HEADLINES:

Duhok detainees are tortured in Asayish prison, allege defense lawyers

Left to right: Shvan Saeed, Ayaz Karam, Sherwan Sherwani, Guhdar Zebari, and Hariwan Issa (NRT Digital Media)
AM:09:50:08/08/2021

3204 View

+ -

SULAIMANI — Lawyers representing groups of journalists, activists, and ordinary citizens arrested in Duhok governorate last year alleged on Saturday (August 7) that the detainees were subjected to torture in the Asayish prison in Erbil where they are being held and are put under intense pressure from the authorities.

The defense team said in a letter directed to the Kurdistan Region Presidency, the Kurdistan Parliament, the Kurdistan Regional Government (KRG), and the Kurdistan Region’s Human Rights Commission that keeping the detainees in Asayish custody is "illegal.”

It demanded their transfer as soon as possible to the adult reform prisons in either Duhok or Erbil, which are run by the KRG’s Ministry of Labour and Social Affairs.

The Asayish is responsible for dealing with political crimes, counterterrorism, and counternarcotics. The Erbil and Duhok Asyaish are controlled by officials at the highest levels of the Kurdistan Democratic Party (KDP).

The UN Assistance Mission for Iraq (UNAMI) and the UN Human Rights Office (OHCHR) released a report on August 3 outlining credible allegations that the Asayish used torture on detainees in its custody or subjected them to ill treatment.

The defense lawyers argued in their letter that conditions at Erbil General Asayish do not meet standards consistent with the detainees’ rights.

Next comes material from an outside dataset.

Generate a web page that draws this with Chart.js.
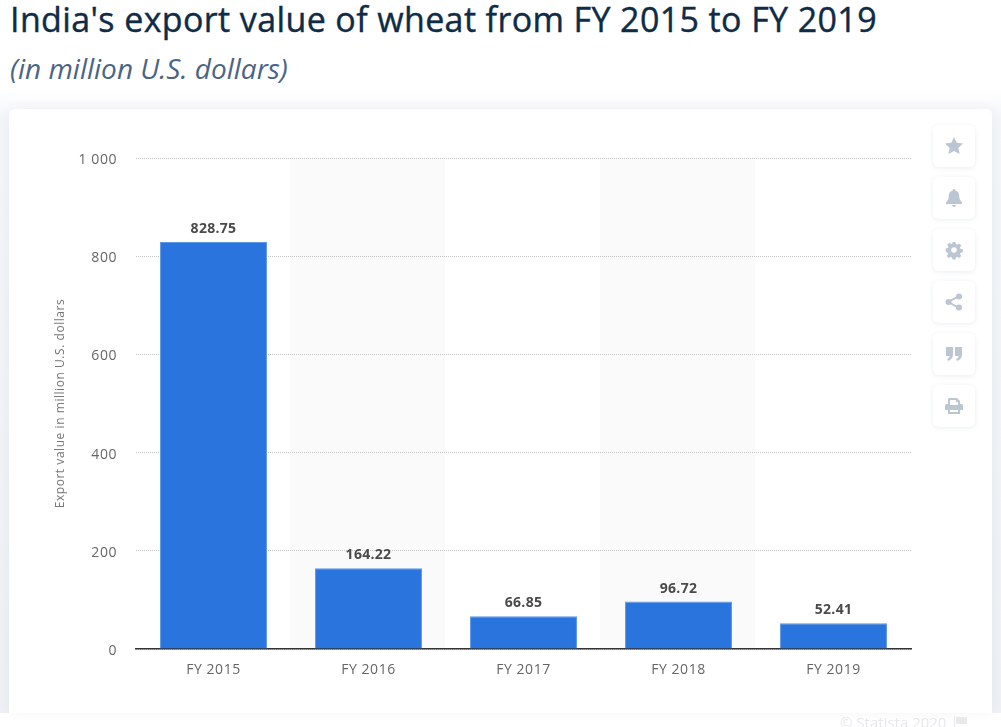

The reference to pressure being placed on the detainees is likely related to attempts by prosecutors to get the detainees to testify against each other.

Last month, the trial against activist Badal Barwari and journalist Omed Baroshki was postponed after imprisoned journalists Sherwan Sherwani and Ayaz Karam and activist Shvan Saeed were called to testify, but denied that they had said what the prosecution alleged and that statements they made under interrogation were obtained through coercion and without lawyers present.

Following protests in Duhok last year against the KRG’s economic policies, the local security forces, which are affiliated with the KDP, arrested dozens of people in a widespread crackdown to suppress expressions of dissent.

Since then, at least seventeen activists and journalists have been tried on serious national security charges, in what have been widely condemned as politically motivated trials that are beset with procedural flaws that do not adhere to international standards of due process and judicial independence.

Seven of those have been convicted and sentenced to significant prison terms between one and seven years in prison.

Many others have not yet had their day in court, despite being arrested last autumn.